American fashion brand

St. John Knits International Inc., commonly referred as St. John, is a luxury American fashion brand that specializes in women's knitwear founded in 1962 by Robert and Marie Gray. The company is best known for its classic wool and rayon yarn knits, Chanel inspired jackets, and extensive use of primary colors. The brand is owned by Fosun International under their Lanvin Group subsidiary.
Headquartered in Anaheim, California, the brand has its collections and styles sold in specialty stores in 29 countries and 27 company-owned retail boutiques in the United States. The company has an estimated 1,300 employees and 2010 sales of $325 million.
Humberto Leon is the creative director.
== History ==
St. John was founded in 1962 by former model Marie St John and her husband Robert Gray. While working in Los Angeles as a model, St John hand knit simple straight knit skirts and matching short sleeved tops for her own use. Her designs proved popular among her fellow models and she began designing and producing samples. Her fiancé at the time, Robert Gray, showed the designs to local retailer Bullock's who ordered 84 dresses. St John and Gray hired their mothers and another knitter and quickly set about production. The couple, now married, divided duties over the fledgling Irvine, California business. St John designed the clothes and oversaw production while Gray handled the marketing and sales. Their collections included tailored suits and dresses as well as casual sportswear.

In 1990, Escada, formed by another husband and wife team Margaretha and Wolfgang Ley, purchased an 80% stake in St John Knits for $45 million. St John Knits used the funding to launch its own boutique stores. St John became a public company in 1993, with St John and Gray retaining 20% of the company. St John continued to manage the creative direction of the company while Gray was CEO and chairman. Their daughter, Kelly Gray, was appointed president of the company in 1996, ascending to the CEO position after her father's retirement in 2002. The Grays left St John Knits in 2005 when the company was purchased by a private equity firm. The pair were brought back two years later as creative consultants after a series of disappointing collections and declining sales.
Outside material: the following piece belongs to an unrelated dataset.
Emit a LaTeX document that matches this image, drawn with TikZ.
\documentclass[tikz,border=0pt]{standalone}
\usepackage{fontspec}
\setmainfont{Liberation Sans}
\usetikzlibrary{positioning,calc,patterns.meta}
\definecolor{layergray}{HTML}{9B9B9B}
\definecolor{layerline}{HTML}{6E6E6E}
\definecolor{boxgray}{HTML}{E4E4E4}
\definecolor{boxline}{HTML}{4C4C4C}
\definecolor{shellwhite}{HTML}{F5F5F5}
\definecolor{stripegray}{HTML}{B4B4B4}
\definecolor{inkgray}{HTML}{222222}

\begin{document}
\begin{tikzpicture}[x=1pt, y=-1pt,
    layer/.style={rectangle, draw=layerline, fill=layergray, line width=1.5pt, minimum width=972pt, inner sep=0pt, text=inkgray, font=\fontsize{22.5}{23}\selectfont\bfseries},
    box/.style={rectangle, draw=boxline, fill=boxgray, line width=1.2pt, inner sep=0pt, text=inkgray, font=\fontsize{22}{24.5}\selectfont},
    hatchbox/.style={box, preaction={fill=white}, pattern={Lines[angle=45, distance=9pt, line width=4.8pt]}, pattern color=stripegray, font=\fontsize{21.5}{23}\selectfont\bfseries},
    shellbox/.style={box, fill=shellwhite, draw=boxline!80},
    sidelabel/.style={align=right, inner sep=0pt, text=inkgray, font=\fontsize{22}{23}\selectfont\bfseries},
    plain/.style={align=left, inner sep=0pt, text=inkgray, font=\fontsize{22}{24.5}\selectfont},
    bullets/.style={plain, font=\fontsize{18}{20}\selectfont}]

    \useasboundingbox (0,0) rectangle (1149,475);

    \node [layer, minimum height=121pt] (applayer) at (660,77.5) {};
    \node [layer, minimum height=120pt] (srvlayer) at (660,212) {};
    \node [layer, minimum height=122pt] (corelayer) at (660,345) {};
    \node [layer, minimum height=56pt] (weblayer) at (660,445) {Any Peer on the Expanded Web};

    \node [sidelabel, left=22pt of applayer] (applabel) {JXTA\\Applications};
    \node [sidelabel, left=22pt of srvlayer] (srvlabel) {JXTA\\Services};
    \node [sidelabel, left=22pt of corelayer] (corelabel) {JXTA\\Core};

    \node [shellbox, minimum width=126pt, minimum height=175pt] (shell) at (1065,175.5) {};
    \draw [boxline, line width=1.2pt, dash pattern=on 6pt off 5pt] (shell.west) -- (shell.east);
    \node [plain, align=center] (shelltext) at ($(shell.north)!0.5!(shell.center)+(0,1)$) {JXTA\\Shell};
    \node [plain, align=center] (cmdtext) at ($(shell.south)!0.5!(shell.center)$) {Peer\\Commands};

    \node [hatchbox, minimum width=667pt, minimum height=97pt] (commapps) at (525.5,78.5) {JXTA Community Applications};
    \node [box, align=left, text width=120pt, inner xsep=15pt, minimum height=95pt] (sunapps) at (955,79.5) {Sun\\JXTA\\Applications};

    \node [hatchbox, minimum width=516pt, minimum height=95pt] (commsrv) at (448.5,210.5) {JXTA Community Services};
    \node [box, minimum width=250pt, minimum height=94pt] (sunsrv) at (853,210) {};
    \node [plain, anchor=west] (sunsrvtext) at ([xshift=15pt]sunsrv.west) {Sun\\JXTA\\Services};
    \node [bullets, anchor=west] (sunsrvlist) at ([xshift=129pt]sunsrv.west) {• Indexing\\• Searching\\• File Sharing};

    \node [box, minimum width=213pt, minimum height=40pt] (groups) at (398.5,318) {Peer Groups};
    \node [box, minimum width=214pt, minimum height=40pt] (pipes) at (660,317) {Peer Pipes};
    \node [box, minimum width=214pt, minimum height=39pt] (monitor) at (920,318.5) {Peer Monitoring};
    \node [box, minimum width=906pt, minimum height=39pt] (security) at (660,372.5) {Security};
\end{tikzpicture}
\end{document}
The original face of the brand was model Kelly Gray, the daughter of the founders. Following Gray, supermodel Gisele Bündchen became the new face of St. John in 2005. Beginning in 2005, Angelina Jolie became the face and spokeswoman for St. John. The campaigns were all shot by Mario Testino. In 2010, St. John announced that they were replacing Jolie with British supermodel and musician Karen Elson after her three-year campaign as the face of the company, because Jolie's fame had "overshadowed the brand." In 2011, Kate Winslet was named the face of St John, a position she continues to hold as of 2015.
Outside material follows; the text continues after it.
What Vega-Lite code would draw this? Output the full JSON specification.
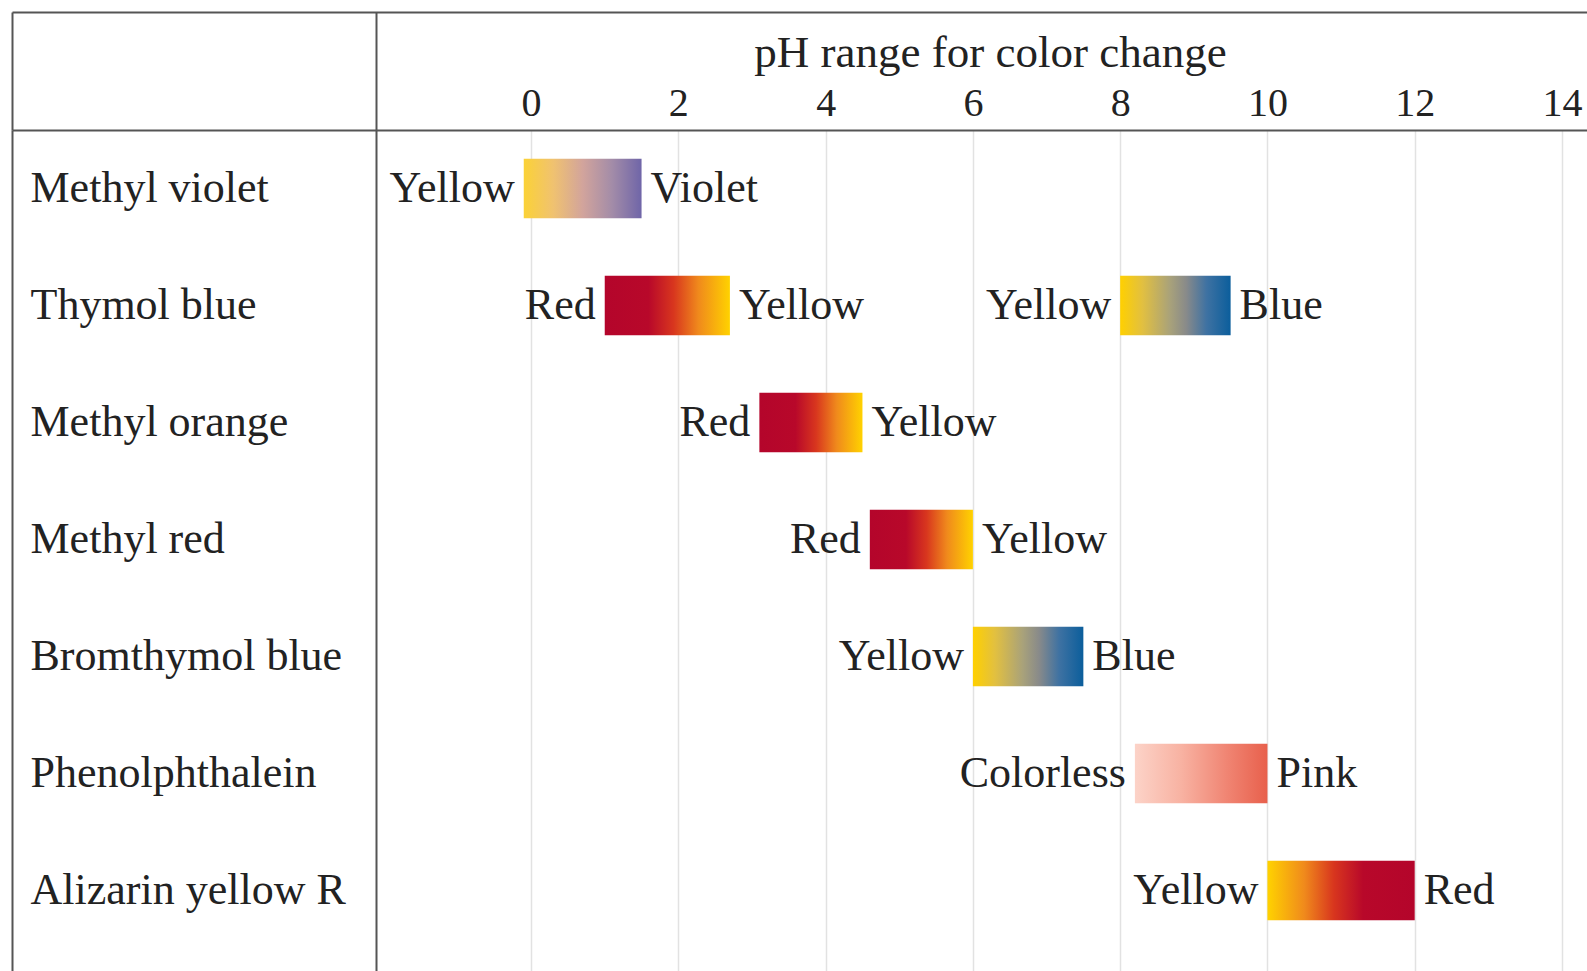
{
  "$schema": "https://vega.github.io/schema/vega-lite/v6.json",
  "autosize": {"type": "none"},
  "padding": {"left": 12, "top": 130, "right": 0, "bottom": 0},
  "width": 1575,
  "height": 841,
  "background": "white",
  "config": {"view": {"stroke": null}},
  "data": {
    "values": [
      {"indicator": "Methyl violet", "start": -0.1, "end": 1.5, "from": "Yellow", "to": "Violet"},
      {"indicator": "Thymol blue", "start": 1.0, "end": 2.7, "from": "Red", "to": "Yellow"},
      {"indicator": "Thymol blue", "start": 8.0, "end": 9.5, "from": "Yellow", "to": "Blue"},
      {"indicator": "Methyl orange", "start": 3.1, "end": 4.5, "from": "Red", "to": "Yellow"},
      {"indicator": "Methyl red", "start": 4.6, "end": 6.0, "from": "Red", "to": "Yellow"},
      {"indicator": "Bromthymol blue", "start": 6.0, "end": 7.5, "from": "Yellow", "to": "Blue"},
      {"indicator": "Phenolphthalein", "start": 8.2, "end": 10.0, "from": "Colorless", "to": "Pink"},
      {"indicator": "Alizarin yellow R", "start": 10.0, "end": 12.0, "from": "Yellow", "to": "Red"}
    ]
  },
  "encoding": {
    "y": {
      "field": "indicator", "type": "nominal",
      "scale": {
        "domain": ["Methyl violet", "Thymol blue", "Methyl orange", "Methyl red", "Bromthymol blue", "Phenolphthalein", "Alizarin yellow R"],
        "paddingInner": 0, "paddingOuter": 0.094, "align": 0
      },
      "axis": {
        "title": null,
        "domain": false,
        "ticks": false,
        "labelAlign": "left",
        "labelBaseline": "middle",
        "labelPadding": -18,
        "labelLimit": 0,
        "labelFont": "Liberation Serif",
        "labelFontSize": 44,
        "labelColor": "#222222",
        "grid": true,
        "bandPosition": 0,
        "gridWidth": 2,
        "gridColor": {"condition": {"test": "datum.value === 'Methyl violet'", "value": "#555555"}, "value": "rgba(0,0,0,0)"}
      }
    }
  },
  "layer": [
    {
      "mark": {"type": "bar", "height": {"band": 0.51}},
      "encoding": {
        "x": {
          "field": "start", "type": "quantitative",
          "scale": {"domain": [-7.05, 14.34], "nice": false, "zero": false},
          "axis": {
            "orient": "top",
            "offset": 118,
            "values": [-7.05, -2.1, 0, 2, 4, 6, 8, 10, 12, 14],
            "format": "d",
            "labelExpr": "datum.value < -1 ? '' : datum.label",
            "labelFont": "Liberation Serif",
            "labelFontSize": 40,
            "labelColor": "#222222",
            "labelBaseline": "alphabetic",
            "labelPadding": 15,
            "labelFlush": false,
            "labelOverlap": false,
            "labelBound": false,
            "domain": true,
            "domainColor": "#555555",
            "domainWidth": 2,
            "ticks": true,
            "tickSize": -118,
            "tickWidth": 2,
            "tickColor": {"condition": {"test": "datum.value < -1", "value": "#555555"}, "value": "rgba(0,0,0,0)"},
            "grid": true,
            "gridColor": {"condition": {"test": "datum.value < -1", "value": "#555555"}, "value": "#e2e2e2"},
            "gridWidth": {"condition": {"test": "datum.value < -1", "value": 2}, "value": 1.5},
            "title": "pH range for color change",
            "titleFont": "Liberation Serif",
            "titleFontSize": 45,
            "titleFontWeight": "normal",
            "titleColor": "#222222",
            "titleX": 978,
            "titleY": 54,
            "titleAlign": "center",
            "titleBaseline": "alphabetic"
          }
        },
        "x2": {"field": "end"},
        "fill": {
          "condition": [
            {"test": "datum.to === 'Violet'", "value": {"gradient": "linear", "stops": [
              {"offset": 0, "color": "#fbd236"}, {"offset": 0.25, "color": "#f0c270"},
              {"offset": 0.5, "color": "#d2a49c"}, {"offset": 0.75, "color": "#a38ca8"}, {"offset": 1, "color": "#6f65a8"}]}},
            {"test": "datum.from === 'Red'", "value": {"gradient": "linear", "stops": [
              {"offset": 0, "color": "#b4052b"}, {"offset": 0.35, "color": "#b8082a"},
              {"offset": 0.55, "color": "#d8361e"}, {"offset": 0.75, "color": "#f08a1c"}, {"offset": 1, "color": "#ffd200"}]}},
            {"test": "datum.to === 'Blue'", "value": {"gradient": "linear", "stops": [
              {"offset": 0, "color": "#ffd000"}, {"offset": 0.2, "color": "#e2c040"},
              {"offset": 0.45, "color": "#a9a27a"}, {"offset": 0.6, "color": "#888a8a"},
              {"offset": 0.78, "color": "#3f72a2"}, {"offset": 1, "color": "#0b5e9c"}]}},
            {"test": "datum.from === 'Colorless'", "value": {"gradient": "linear", "stops": [
              {"offset": 0, "color": "#fcd3c8"}, {"offset": 0.35, "color": "#f8b2a2"},
              {"offset": 0.7, "color": "#f08472"}, {"offset": 1, "color": "#e8604c"}]}}
          ],
          "value": {"gradient": "linear", "stops": [
            {"offset": 0, "color": "#ffd200"}, {"offset": 0.25, "color": "#f08a1c"},
            {"offset": 0.45, "color": "#d8361e"}, {"offset": 0.65, "color": "#b8082a"}, {"offset": 1, "color": "#b4052b"}]}
        }
      }
    },
    {
      "mark": {"type": "text", "align": "right", "baseline": "middle", "dx": -9, "font": "Liberation Serif", "fontSize": 44, "color": "#222222"},
      "encoding": {
        "x": {"field": "start", "type": "quantitative"},
        "text": {"field": "from"}
      }
    },
    {
      "mark": {"type": "text", "align": "left", "baseline": "middle", "dx": 9, "font": "Liberation Serif", "fontSize": 44, "color": "#222222"},
      "encoding": {
        "x": {"field": "end", "type": "quantitative"},
        "text": {"field": "to"}
      }
    }
  ]
}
″St. John Knits' sold to large, established retailers such as Jacobson's and Lord & Taylor. The company's typical retail customer favoured a conservative fashion style. As one retail consultant explained, "For ladies who lunch, a St. John knit is almost like a uniform, a status symbol, generations of women made the inclusion of a St. John knit in their wardrobe a must.″ A St. John's garment can be identified by its knit-in hem (most companies use sewn-in hems) and, the tightly woven wool and rayon double knit fabric developed by Marie St John in the year 1962. The St. John Sport line contains more up to date styles.
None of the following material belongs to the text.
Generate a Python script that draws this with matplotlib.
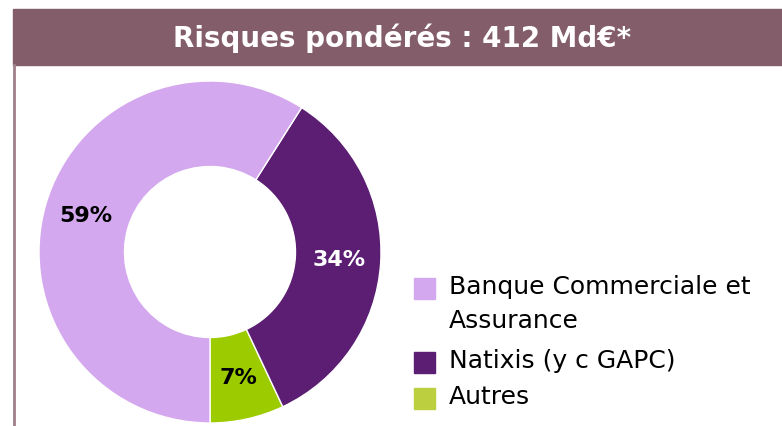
import matplotlib.pyplot as plt
from matplotlib.patches import Rectangle

# --- Data ---
title = 'Risques pondérés : 412 Md€*'
labels = ['Banque Commerciale et\nAssurance', 'Natixis (y c GAPC)', 'Autres']
values = [59, 34, 7]
colors = ['#d4a8ee', '#5b1e72', '#9ccb00']
legend_colors = ['#d4a8ee', '#5b1e72', '#bccf3f']
pct_colors = ['black', 'white', 'black']

W, H = 782, 426
fig = plt.figure(figsize=(W / 100, H / 100), dpi=100)
ax = fig.add_axes([0, 0, 1, 1])
ax.set_xlim(0, W); ax.set_ylim(H, 0)
ax.axis('off')

# --- Header bar + left border ---
ax.add_patch(Rectangle((13, 9), W - 13, 56, color='#835e6a', zorder=1))
ax.plot([14, 14], [65, H], color='#a07f8c', lw=2, zorder=1)
ax.text(402, 38, title, color='white', fontsize=20, fontweight='bold',
        ha='center', va='center')

# --- Donut (own axes so angles are not flipped) ---
R = 171
pax = fig.add_axes([(210 - R) / W, (H - 252 - R) / H, 2 * R / W, 2 * R / H])
order = [2, 1, 0]  # counter-clockwise from the bottom: Autres, Natixis, Banque
wedges, texts, autotexts = pax.pie(
    [values[i] for i in order], colors=[colors[i] for i in order],
    startangle=-90, counterclock=True, radius=1.0,
    autopct=lambda p: '%d%%' % round(p), pctdistance=0.755,
    wedgeprops=dict(width=0.5, edgecolor='white', linewidth=1))
for t, i in zip(autotexts, order):
    t.set_color(pct_colors[i]); t.set_fontsize(16); t.set_fontweight('bold')
pax.set_xlim(-1, 1); pax.set_ylim(-1, 1)
pax.set_aspect('equal')

# --- Legend (square aligned with first line of each label) ---
y0 = [288, 362, 398]
for lab, c, y in zip(labels, legend_colors, y0):
    ax.add_patch(Rectangle((414, y - 10), 21, 21, color=c))
    ax.text(449, y - 13, lab, fontsize=18, va='top', ha='left',
            linespacing=1.5)

fig.savefig('out.png', dpi=100)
In 2013, Chinese company Fosun International acquired a 30% stake in St. John, and went on to acquire a majority stake in 2017. In 2022, as part of Lanvin Group, St John became a publicly traded company on the New York Stock Exchange via a SPAC merger.

From 2019 to 2023, Zoe Turner was the creative director of St John. Prior to St John, she had experience at Christian Dior Couture, Alberta Ferretti and Max Mara. During her tenure, she revitalized the brand by focusing on younger more daring silhouettes and red carpet celebrity dressing. Her work was seen on stars including Gigi Hadid, Zendaya, Lupita Nyong'o, Alicia Keys, and Sarah Jessica Parker.

Following Turner's departure, St John appointed Enrico Chiarparin as creative director in 2023. During his tenure, he worked closely with star stylist Karla Welch, and had prior experience at Calvin Klein, James Perse, and Miu Miu. Humberto Leon was announced as the label's creative director in 2026. Business woman Tina Knowles, a longtime fan of the brand, was selected as the face of the creative relaunch.